Inevitably, the taxi ride to the cinema merged into the experience. Driving through the Tenderloin in the half-light of early evening, we passed the soup kitchen on Ellis St. For more than a block, the poor and homeless queued silently, two or three deep, abject and despairing. In jarring contrast with this grim spectacle, we pulled up to the cinema in a former Cadillac dealership on Van Ness, resplendent with its restored opulence. Plus ca change?

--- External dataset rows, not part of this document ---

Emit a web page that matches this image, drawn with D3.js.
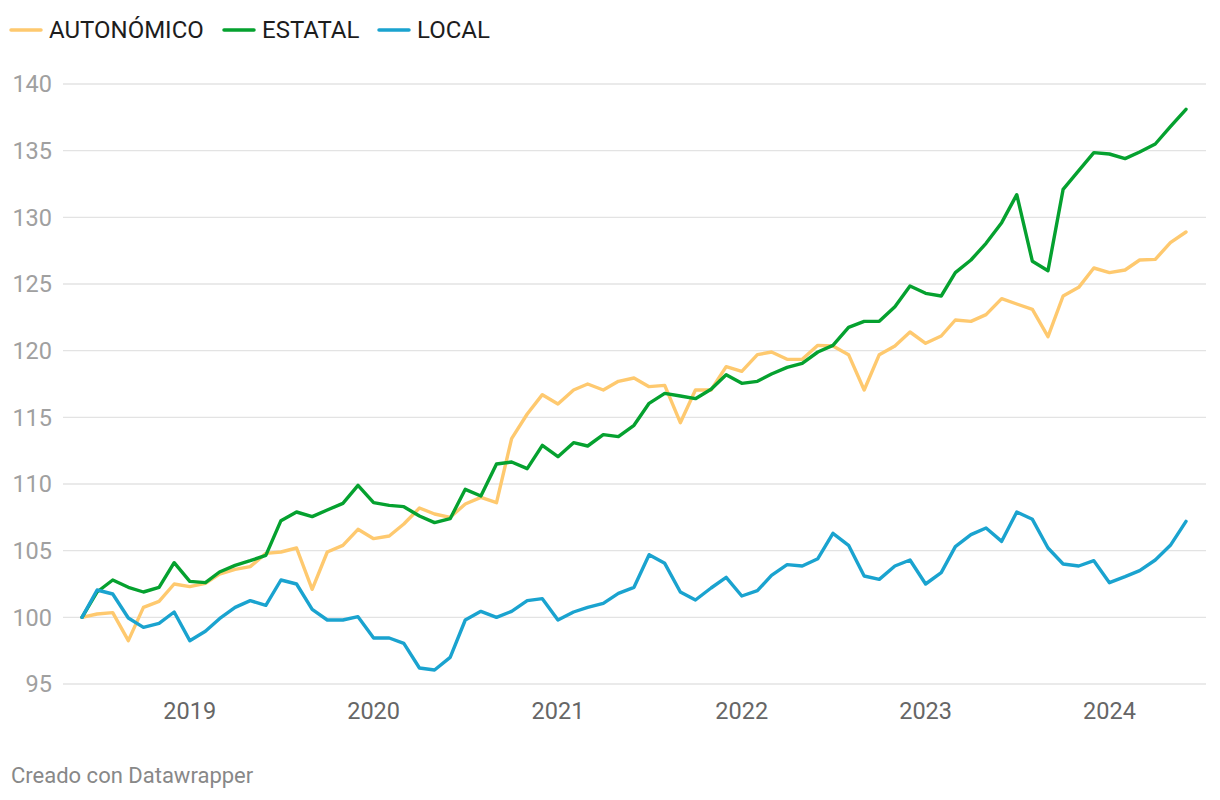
<!DOCTYPE html>
<html>
<head>
<meta charset="utf-8">
<script src="https://cdn.jsdelivr.net/npm/d3@7"></script>
<style>
  html, body { margin: 0; padding: 0; background: #fff; }
  svg { display: block; font-family: Roboto, "Noto Sans", sans-serif; }
</style>
</head>
<body>
<svg id="chart" width="1220" height="800"></svg>
<script>
const months = [
  "2018-06","2018-07","2018-08","2018-09","2018-10","2018-11","2018-12",
  "2019-01","2019-02","2019-03","2019-04","2019-05","2019-06","2019-07","2019-08","2019-09","2019-10","2019-11","2019-12",
  "2020-01","2020-02","2020-03","2020-04","2020-05","2020-06","2020-07","2020-08","2020-09","2020-10","2020-11","2020-12",
  "2021-01","2021-02","2021-03","2021-04","2021-05","2021-06","2021-07","2021-08","2021-09","2021-10","2021-11","2021-12",
  "2022-01","2022-02","2022-03","2022-04","2022-05","2022-06","2022-07","2022-08","2022-09","2022-10","2022-11","2022-12",
  "2023-01","2023-02","2023-03","2023-04","2023-05","2023-06","2023-07","2023-08","2023-09","2023-10","2023-11","2023-12",
  "2024-01","2024-02","2024-03","2024-04","2024-05","2024-06"
];
const autonomico = [
  100, 100.25, 100.35, 98.25, 100.75, 101.2, 102.5, 102.3, 102.55, 103.25, 103.6, 103.8, 104.8,
  104.9, 105.2, 102.1, 104.9, 105.4, 106.6, 105.9, 106.1, 107.0, 108.2, 107.75, 107.5,
  108.5, 109.0, 108.6, 113.4, 115.25, 116.7, 116.0, 117.05, 117.5, 117.05, 117.7, 117.95,
  117.3, 117.4, 114.6, 117.05, 117.05, 118.8, 118.45, 119.7, 119.9, 119.35, 119.35, 120.4,
  120.35, 119.7, 117.05, 119.7, 120.35, 121.4, 120.55, 121.1, 122.3, 122.2, 122.7, 123.9,
  123.5, 123.1, 121.05, 124.1, 124.75, 126.2, 125.85, 126.05, 126.8, 126.85, 128.1, 128.9
];
const estatal = [
  100, 101.9, 102.8, 102.25, 101.9, 102.25, 104.1, 102.7, 102.6, 103.4, 103.9, 104.25, 104.65,
  107.25, 107.9, 107.55, 108.05, 108.55, 109.9, 108.6, 108.4, 108.3, 107.6, 107.1, 107.4,
  109.6, 109.1, 111.5, 111.65, 111.15, 112.9, 112.05, 113.1, 112.85, 113.7, 113.55, 114.4,
  116.05, 116.8, 116.6, 116.4, 117.1, 118.2, 117.55, 117.7, 118.25, 118.75, 119.05, 119.9,
  120.4, 121.75, 122.2, 122.2, 123.3, 124.85, 124.3, 124.1, 125.85, 126.8, 128.05, 129.6,
  131.7, 126.7, 126.0, 132.1, 133.5, 134.85, 134.75, 134.4, 134.9, 135.5, 136.8, 138.1
];
const local = [
  100, 102.05, 101.75, 99.95, 99.25, 99.55, 100.4, 98.25, 98.95, 99.9, 100.75, 101.25, 100.9,
  102.8, 102.5, 100.6, 99.8, 99.8, 100.05, 98.45, 98.45, 98.05, 96.2, 96.05, 97.0,
  99.8, 100.45, 100.0, 100.45, 101.25, 101.4, 99.8, 100.4, 100.75, 101.05, 101.8, 102.25,
  104.7, 104.05, 101.9, 101.3, 102.2, 103.0, 101.6, 102.0, 103.15, 103.95, 103.85, 104.4,
  106.3, 105.4, 103.1, 102.85, 103.85, 104.3, 102.5, 103.35, 105.3, 106.2, 106.7, 105.7,
  107.9, 107.35, 105.2, 104.0, 103.85, 104.25, 102.6, 103.05, 103.5, 104.3, 105.4, 107.2
];
const seriesNames = ["AUTONÓMICO", "ESTATAL", "LOCAL"];
const seriesColors = ["#fec96f", "#05a12f", "#1aa3cf"];
const yTicks = [95, 100, 105, 110, 115, 120, 125, 130, 135, 140];
const xTickLabels = ["2019", "2020", "2021", "2022", "2023", "2024"];

const parse = d3.timeParse("%Y-%m");
const dates = months.map(parse);
const allSeries = [autonomico, estatal, local];

const svg = d3.select("#chart");

const x = d3.scaleTime()
  .domain(d3.extent(dates))
  .range([82, 1186]);
const y = d3.scaleLinear()
  .domain([95, 140])
  .range([684, 84]);

// gridlines
svg.append("g")
  .selectAll("line")
  .data(yTicks)
  .join("line")
  .attr("x1", 63)
  .attr("x2", 1206)
  .attr("y1", d => y(d))
  .attr("y2", d => y(d))
  .attr("stroke", "#e3e3e3")
  .attr("stroke-width", 1.3);

// y labels
svg.append("g")
  .selectAll("text")
  .data(yTicks)
  .join("text")
  .attr("x", 52)
  .attr("y", d => y(d))
  .attr("dy", "0.35em")
  .attr("text-anchor", "end")
  .attr("fill", "#a0a0a0")
  .attr("font-size", 23.5)
  .text(d => d);

// x labels
svg.append("g")
  .selectAll("text")
  .data(xTickLabels)
  .join("text")
  .attr("x", d => x(d3.timeParse("%Y")(d)))
  .attr("y", 719)
  .attr("text-anchor", "middle")
  .attr("fill", "#666")
  .attr("font-size", 23.5)
  .text(d => d);

// lines
const line = d3.line()
  .x((d, i) => x(dates[i]))
  .y(d => y(d));

svg.append("g")
  .selectAll("path")
  .data(allSeries)
  .join("path")
  .attr("d", d => line(d))
  .attr("fill", "none")
  .attr("stroke", (d, i) => seriesColors[i])
  .attr("stroke-width", 3.4)
  .attr("stroke-linejoin", "round")
  .attr("stroke-linecap", "round");

// legend
const legendX = [11, 224, 379];
const legend = svg.append("g")
  .selectAll("g")
  .data(seriesNames)
  .join("g")
  .attr("transform", (d, i) => `translate(${legendX[i]},0)`);
legend.append("line")
  .attr("x1", 0).attr("x2", 30)
  .attr("y1", 30).attr("y2", 30)
  .attr("stroke", (d, i) => seriesColors[i])
  .attr("stroke-width", 3.5)
  .attr("stroke-linecap", "round");
legend.append("text")
  .attr("x", 38)
  .attr("y", 38)
  .attr("fill", "#1d1d1d")
  .attr("font-size", 24)
  .text(d => d);

// footer
svg.append("text")
  .attr("x", 11)
  .attr("y", 783)
  .attr("fill", "#888")
  .attr("font-size", 22)
  .text("Creado con Datawrapper");
</script>
</body>
</html>
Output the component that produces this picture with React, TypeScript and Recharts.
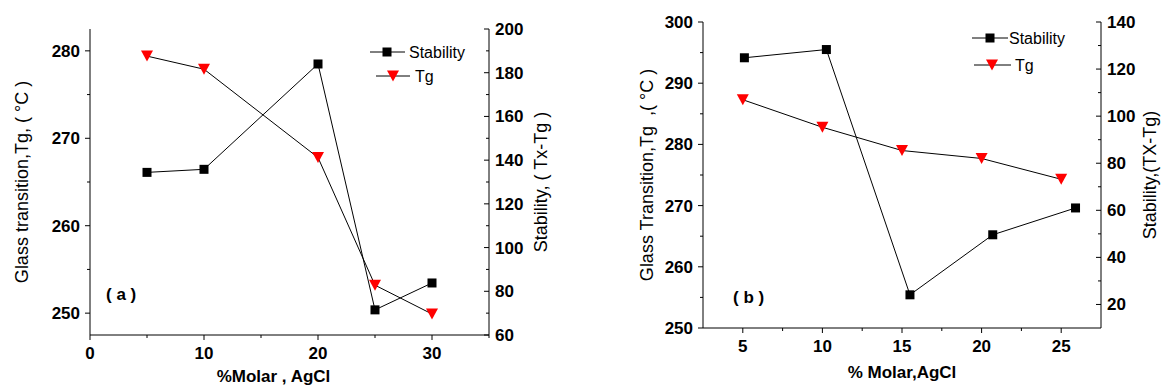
import React from 'react';
import { LineChart, Line, XAxis, YAxis, Legend } from 'recharts';

// ---------- Panel (a) data ----------
const aMolar = [5, 10, 20, 25, 30];
const aStability = [134.4, 135.8, 184.0, 71.5, 83.8];
const aTg = [279.4, 277.9, 267.8, 253.2, 249.9];

// ---------- Panel (b) data ----------
const bStabilityMolar = [5.1, 10.25, 15.5, 20.7, 25.9];
const bStability = [124.8, 128.3, 24.1, 49.6, 61.0];
const bTgMolar = [5, 10, 15, 20, 25];
const bTg = [287.3, 282.8, 279.0, 277.7, 274.3];

// ---------- ticks ----------
const aXMajor = [0, 10, 20, 30];
const aXMinor = [5, 15, 25, 35];
const aLeftMajor = [250, 260, 270, 280];
const aLeftMinor = [255, 265, 275];
const aRightMajor = [60, 80, 100, 120, 140, 160, 180, 200];
const aRightMinor = [70, 90, 110, 130, 150, 170, 190];

const bXMajor = [5, 10, 15, 20, 25];
const bXMinor = [7.5, 12.5, 17.5, 22.5];
const bLeftMajor = [250, 260, 270, 280, 290, 300];
const bLeftMinor = [255, 265, 275, 285, 295];
const bRightMajor = [20, 40, 60, 80, 100, 120, 140];
const bRightMinor = [30, 50, 70, 90, 110, 130];

const FONT = 'Arial, "Liberation Sans", sans-serif';

const toPoints = (xs: number[], ys: number[]) => xs.map((x, i) => ({ x, y: ys[i] }));

const aStabData = toPoints(aMolar, aStability);
const aTgData = toPoints(aMolar, aTg);
const bStabData = toPoints(bStabilityMolar, bStability);
const bTgData = toPoints(bTgMolar, bTg);

const sorted = (a: number[], b: number[]) => [...a, ...b].sort((p, q) => p - q);

type Side = 'left' | 'right' | 'bottom';

function makeTick(side: Side, major: number[], inward: boolean) {
  return (props: any) => {
    const { x, y, payload, index } = props;
    const v = payload.value;
    const isMajor = major.includes(v);
    const len = isMajor ? 5 : 3;
    const textStyle = { fontFamily: FONT, fontSize: 17, fontWeight: 700, fill: '#000' } as const;
    let line: React.ReactNode = null;
    let text: React.ReactNode = null;
    if (side === 'left') {
      const dir = inward ? 1 : -1;
      line = <line x1={x} x2={x + dir * len} y1={y} y2={y} stroke="#000" strokeWidth={1} />;
      if (isMajor) text = <text x={x - 10} y={y + 6} textAnchor="end" style={textStyle}>{v}</text>;
    } else if (side === 'right') {
      const dir = inward ? -1 : 1;
      line = <line x1={x} x2={x + dir * len} y1={y} y2={y} stroke="#000" strokeWidth={1} />;
      if (isMajor) text = <text x={x + 6} y={y + 6} textAnchor="start" style={textStyle}>{v}</text>;
    } else {
      const dir = inward ? -1 : 1;
      line = <line x1={x} x2={x} y1={y} y2={y + dir * len} stroke="#000" strokeWidth={1} />;
      if (isMajor) text = <text x={x} y={y + 24} textAnchor="middle" style={textStyle}>{v}</text>;
    }
    return (
      <g key={`t-${side}-${index}-${v}`}>
        {line}
        {text}
      </g>
    );
  };
}

const squareDot = (props: any) => {
  const { cx, cy, index } = props;
  return <rect key={`sq-${index}`} x={cx - 4.5} y={cy - 4.5} width={9} height={9} fill="#000" />;
};

const triDot = (props: any) => {
  const { cx, cy, index } = props;
  return (
    <path
      key={`tr-${index}`}
      d={`M${cx - 6},${cy - 5.5} L${cx + 6},${cy - 5.5} L${cx},${cy + 5.5} Z`}
      fill="#ff0000"
    />
  );
};

function LegendBox(props: { rows: { y: number; x1: number; x2: number; mx: number; tx: number; label: string; kind: 'sq' | 'tri' }[] }) {
  return (
    <svg width={130} height={56} style={{ overflow: 'visible' }}>
      {props.rows.map((r) => (
        <g key={r.label}>
          <line x1={r.x1} x2={r.x2} y1={r.y} y2={r.y} stroke="#000" strokeWidth={1} />
          {r.kind === 'sq' ? (
            <rect x={r.mx - 4.5} y={r.y - 4.5} width={9} height={9} fill="#000" />
          ) : (
            <path d={`M${r.mx - 6},${r.y - 5.5} L${r.mx + 6},${r.y - 5.5} L${r.mx},${r.y + 5.5} Z`} fill="#ff0000" />
          )}
          <text x={r.tx} y={r.y + 6} style={{ fontFamily: FONT, fontSize: 16, fill: '#000' }}>
            {r.label}
          </text>
        </g>
      ))}
    </svg>
  );
}

const titleStyle = { fontFamily: FONT, fontSize: 18, fill: '#000', textAnchor: 'middle' } as any;
const xTitleStyle = { fontFamily: FONT, fontSize: 17, fontWeight: 700, fill: '#000', textAnchor: 'middle' } as any;

export default function App() {
  return (
    <div style={{ position: 'absolute', left: 0, top: 0, width: 1161, height: 387, background: '#fff' }}>
      {/* Panel (a) */}
      <div style={{ position: 'absolute', left: 0, top: 0 }}>
        <LineChart width={580} height={387} margin={{ top: 29, right: 0, bottom: 0, left: 0 }}>
          <XAxis
            xAxisId="main"
            dataKey="x"
            type="number"
            domain={[0, 35]}
            ticks={sorted(aXMajor, aXMinor)}
            interval={0}
            height={52}
            tickSize={0}
            tickMargin={0}
            tickLine={false}
            axisLine={{ stroke: '#000', strokeWidth: 1 }}
            tick={makeTick('bottom', aXMajor, false)}
            label={{ value: '%Molar , AgCl', position: 'insideBottom', offset: 5, dx: -16, style: xTitleStyle }}
          />
          <XAxis
            xAxisId="top"
            orientation="top"
            type="number"
            domain={[0, 35]}
            height={0}
            tick={false}
            tickLine={false}
            axisLine={{ stroke: '#000', strokeWidth: 1 }}
          />
          <YAxis
            yAxisId="left"
            type="number"
            domain={[247.5, 282.5]}
            ticks={sorted(aLeftMajor, aLeftMinor)}
            interval={0}
            width={90}
            tickSize={0}
            tickMargin={0}
            tickLine={false}
            axisLine={{ stroke: '#000', strokeWidth: 1 }}
            tick={makeTick('left', aLeftMajor, false)}
            label={{ value: 'Glass transition,Tg, ( °C )', angle: -90, position: 'insideLeft', offset: 22, style: titleStyle }}
          />
          <YAxis
            yAxisId="right"
            orientation="right"
            type="number"
            domain={[60, 200]}
            ticks={sorted(aRightMajor, aRightMinor)}
            interval={0}
            width={91}
            tickSize={0}
            tickMargin={0}
            tickLine={false}
            axisLine={{ stroke: '#000', strokeWidth: 1 }}
            tick={makeTick('right', aRightMajor, true)}
            label={{ value: 'Stability, ( Tx-Tg )', angle: -90, position: 'insideRight', offset: 39, style: titleStyle }}
          />
          <Legend
            layout="horizontal"
            align="center"
            verticalAlign="middle"
            wrapperStyle={{ left: 365, top: 40, width: 130, height: 56 }}
            content={() => (
              <LegendBox
                rows={[
                  { y: 12, x1: 5, x2: 40, mx: 22, tx: 44, label: 'Stability', kind: 'sq' },
                  { y: 36, x1: 11, x2: 45, mx: 28, tx: 50, label: 'Tg', kind: 'tri' },
                ]}
              />
            )}
          />
          <Line
            xAxisId="main"
            yAxisId="right"
            data={aStabData}
            dataKey="y"
            name="Stability"
            stroke="#000"
            strokeWidth={1}
            dot={squareDot}
            activeDot={false}
            isAnimationActive={false}
          />
          <Line
            xAxisId="main"
            yAxisId="left"
            data={aTgData}
            dataKey="y"
            name="Tg"
            stroke="#000"
            strokeWidth={1}
            dot={triDot}
            activeDot={false}
            isAnimationActive={false}
          />
        </LineChart>
      </div>

      {/* Panel (b) */}
      <div style={{ position: 'absolute', left: 580, top: 0 }}>
        <LineChart width={581} height={387} margin={{ top: 22, right: 0, bottom: 0, left: 0 }}>
          <XAxis
            xAxisId="main"
            dataKey="x"
            type="number"
            domain={[2.5, 27.5]}
            ticks={sorted(bXMajor, bXMinor)}
            interval={0}
            height={59}
            tickSize={0}
            tickMargin={0}
            tickLine={false}
            axisLine={{ stroke: '#000', strokeWidth: 1 }}
            tick={makeTick('bottom', bXMajor, false)}
            label={{ value: '% Molar,AgCl', position: 'insideBottom', offset: 9, style: xTitleStyle }}
          />
          <XAxis
            xAxisId="top"
            orientation="top"
            type="number"
            domain={[2.5, 27.5]}
            height={0}
            tick={false}
            tickLine={false}
            axisLine={{ stroke: '#000', strokeWidth: 1 }}
          />
          <YAxis
            yAxisId="left"
            type="number"
            domain={[250, 300]}
            ticks={sorted(bLeftMajor, bLeftMinor)}
            interval={0}
            width={123}
            tickSize={0}
            tickMargin={0}
            tickLine={false}
            axisLine={{ stroke: '#000', strokeWidth: 1 }}
            tick={makeTick('left', bLeftMajor, false)}
            label={{ value: 'Glass Transition,Tg\u00A0\u00A0,( °C )', angle: -90, position: 'insideLeft', offset: 67, style: titleStyle }}
          />
          <YAxis
            yAxisId="right"
            orientation="right"
            type="number"
            domain={[10, 140]}
            ticks={sorted(bRightMajor, bRightMinor)}
            interval={0}
            width={60}
            tickSize={0}
            tickMargin={0}
            tickLine={false}
            axisLine={{ stroke: '#000', strokeWidth: 1 }}
            tick={makeTick('right', bRightMajor, true)}
            label={{ value: 'Stability,(TX-Tg)', angle: -90, position: 'insideRight', offset: 11, style: titleStyle }}
          />
          <Legend
            layout="horizontal"
            align="center"
            verticalAlign="middle"
            wrapperStyle={{ left: 385, top: 20, width: 130, height: 56 }}
            content={() => (
              <LegendBox
                rows={[
                  { y: 18, x1: 7, x2: 43, mx: 25, tx: 44, label: 'Stability', kind: 'sq' },
                  { y: 45, x1: 9, x2: 46, mx: 27, tx: 50, label: 'Tg', kind: 'tri' },
                ]}
              />
            )}
          />
          <Line
            xAxisId="main"
            yAxisId="right"
            data={bStabData}
            dataKey="y"
            name="Stability"
            stroke="#000"
            strokeWidth={1}
            dot={squareDot}
            activeDot={false}
            isAnimationActive={false}
          />
          <Line
            xAxisId="main"
            yAxisId="left"
            data={bTgData}
            dataKey="y"
            name="Tg"
            stroke="#000"
            strokeWidth={1}
            dot={triDot}
            activeDot={false}
            isAnimationActive={false}
          />
        </LineChart>
      </div>

      {/* panel tags */}
      <svg width={1161} height={387} style={{ position: 'absolute', left: 0, top: 0, pointerEvents: 'none' }}>
        <text x={106} y={300} style={{ fontFamily: FONT, fontSize: 17, fontWeight: 700, fill: '#000' }}>( a )</text>
        <text x={733} y={303} style={{ fontFamily: FONT, fontSize: 17, fontWeight: 700, fill: '#000' }}>( b )</text>
      </svg>
    </div>
  );
}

Milk is deeply moving, not least because of its authenticity. Sean Penn’s almost too-perfect mimicry of Milk’s mannerisms is reinforced by a supporting cast that includes members of the original group of associates. It’s a really well-made movie, and Penn’s and Josh Brolin’s performances are the stuff of Oscars. I’ve never seen raw archival footage integrated into a non-doco so seamlessly. The ending, operatic and defiant, is a paean not just to Harvey Milk, but to the movement that he inspired. In the wake of Prop 8, the movie is eerily apposite, but provides a timely reminder that the forces of reaction can be overcome, though not without set-backs.
By chance, the walk down to the Van Ness MUNI Station afterwards took us right past City Hall. A group of Sherriff’s deputies came swaggering out, brimming with the confidence of authority and the lethal firepower attached to their belts. Plus ca change indeed.